Goal ::
Nothing after the line with "49, 57.5, 67];" belongs in the copy; extract the lines below from the top through that line, pictures left out.

# Data section start

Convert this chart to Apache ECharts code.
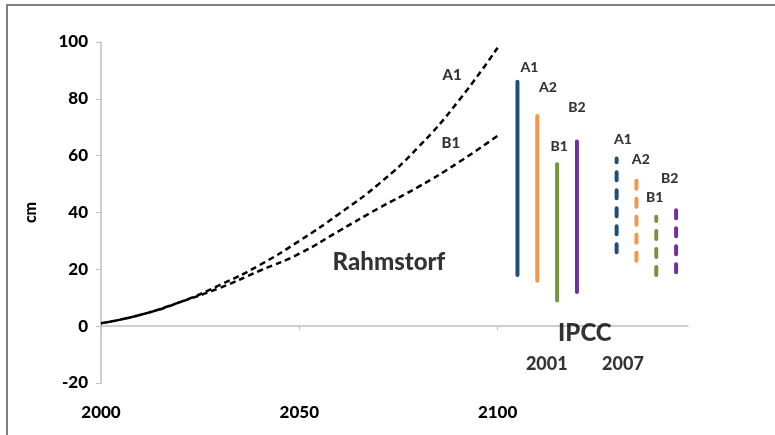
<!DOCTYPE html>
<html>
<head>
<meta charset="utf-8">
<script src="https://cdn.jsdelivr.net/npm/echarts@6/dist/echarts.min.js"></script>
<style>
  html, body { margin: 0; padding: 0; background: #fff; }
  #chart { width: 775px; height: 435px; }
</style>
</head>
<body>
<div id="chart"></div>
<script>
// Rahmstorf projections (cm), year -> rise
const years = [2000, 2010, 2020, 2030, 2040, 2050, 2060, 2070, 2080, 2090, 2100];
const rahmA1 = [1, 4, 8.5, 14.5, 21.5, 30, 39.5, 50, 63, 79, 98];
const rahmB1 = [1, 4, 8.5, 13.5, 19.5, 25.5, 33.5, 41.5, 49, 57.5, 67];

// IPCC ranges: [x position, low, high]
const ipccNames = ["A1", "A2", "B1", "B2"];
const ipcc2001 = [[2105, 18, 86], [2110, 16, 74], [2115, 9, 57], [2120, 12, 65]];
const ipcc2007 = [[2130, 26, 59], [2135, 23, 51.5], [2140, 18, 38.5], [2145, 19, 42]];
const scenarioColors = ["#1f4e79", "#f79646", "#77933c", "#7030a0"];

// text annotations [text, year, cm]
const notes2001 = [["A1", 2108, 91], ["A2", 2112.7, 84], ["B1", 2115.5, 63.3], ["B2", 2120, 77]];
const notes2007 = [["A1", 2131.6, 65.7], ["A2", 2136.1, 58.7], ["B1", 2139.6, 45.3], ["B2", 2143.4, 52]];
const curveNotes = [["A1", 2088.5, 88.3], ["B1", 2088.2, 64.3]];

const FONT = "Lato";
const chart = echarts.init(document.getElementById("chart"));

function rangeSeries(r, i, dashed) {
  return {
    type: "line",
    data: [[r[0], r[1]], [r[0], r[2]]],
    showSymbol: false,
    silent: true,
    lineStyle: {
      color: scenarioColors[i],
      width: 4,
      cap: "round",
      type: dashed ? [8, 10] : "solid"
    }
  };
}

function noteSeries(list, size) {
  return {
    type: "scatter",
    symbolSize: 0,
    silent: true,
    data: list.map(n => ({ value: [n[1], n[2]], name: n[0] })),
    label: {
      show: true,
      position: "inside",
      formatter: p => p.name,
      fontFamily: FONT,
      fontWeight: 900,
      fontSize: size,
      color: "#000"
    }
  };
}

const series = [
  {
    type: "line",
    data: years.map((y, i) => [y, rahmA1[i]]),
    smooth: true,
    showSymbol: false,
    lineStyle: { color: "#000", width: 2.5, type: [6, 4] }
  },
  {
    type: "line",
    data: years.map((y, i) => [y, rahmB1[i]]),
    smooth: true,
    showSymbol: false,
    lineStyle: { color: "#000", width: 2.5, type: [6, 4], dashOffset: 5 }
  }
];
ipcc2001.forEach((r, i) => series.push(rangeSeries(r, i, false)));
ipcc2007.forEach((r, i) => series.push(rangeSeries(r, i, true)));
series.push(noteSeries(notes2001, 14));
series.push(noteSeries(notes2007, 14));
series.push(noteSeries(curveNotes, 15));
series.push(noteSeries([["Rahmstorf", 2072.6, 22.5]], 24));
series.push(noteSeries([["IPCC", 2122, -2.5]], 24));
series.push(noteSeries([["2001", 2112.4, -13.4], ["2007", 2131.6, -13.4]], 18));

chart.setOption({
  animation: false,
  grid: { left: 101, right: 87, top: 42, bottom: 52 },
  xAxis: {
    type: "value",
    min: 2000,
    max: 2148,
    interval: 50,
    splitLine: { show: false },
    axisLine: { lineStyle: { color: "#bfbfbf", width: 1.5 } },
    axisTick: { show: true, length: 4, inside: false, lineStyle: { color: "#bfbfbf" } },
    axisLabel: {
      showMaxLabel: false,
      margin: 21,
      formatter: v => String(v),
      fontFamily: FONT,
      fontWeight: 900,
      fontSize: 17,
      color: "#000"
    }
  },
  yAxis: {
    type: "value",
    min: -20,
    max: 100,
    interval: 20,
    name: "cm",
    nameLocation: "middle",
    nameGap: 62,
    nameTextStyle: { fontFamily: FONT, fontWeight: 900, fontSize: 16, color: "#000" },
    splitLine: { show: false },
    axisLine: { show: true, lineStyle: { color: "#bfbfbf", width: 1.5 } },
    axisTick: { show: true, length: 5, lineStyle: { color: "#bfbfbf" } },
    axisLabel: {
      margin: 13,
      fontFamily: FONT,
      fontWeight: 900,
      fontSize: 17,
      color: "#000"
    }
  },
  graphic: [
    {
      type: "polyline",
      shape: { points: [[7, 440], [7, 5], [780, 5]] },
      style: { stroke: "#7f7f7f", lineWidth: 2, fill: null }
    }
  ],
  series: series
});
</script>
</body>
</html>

# Data section end

Correct result ::
Convert this chart to Apache ECharts code.
<!DOCTYPE html>
<html>
<head>
<meta charset="utf-8">
<script src="https://cdn.jsdelivr.net/npm/echarts@6/dist/echarts.min.js"></script>
<style>
  html, body { margin: 0; padding: 0; background: #fff; }
  #chart { width: 775px; height: 435px; }
</style>
</head>
<body>
<div id="chart"></div>
<script>
// Rahmstorf projections (cm), year -> rise
const years = [2000, 2010, 2020, 2030, 2040, 2050, 2060, 2070, 2080, 2090, 2100];
const rahmA1 = [1, 4, 8.5, 14.5, 21.5, 30, 39.5, 50, 63, 79, 98];
const rahmB1 = [1, 4, 8.5, 13.5, 19.5, 25.5, 33.5, 41.5, 49, 57.5, 67];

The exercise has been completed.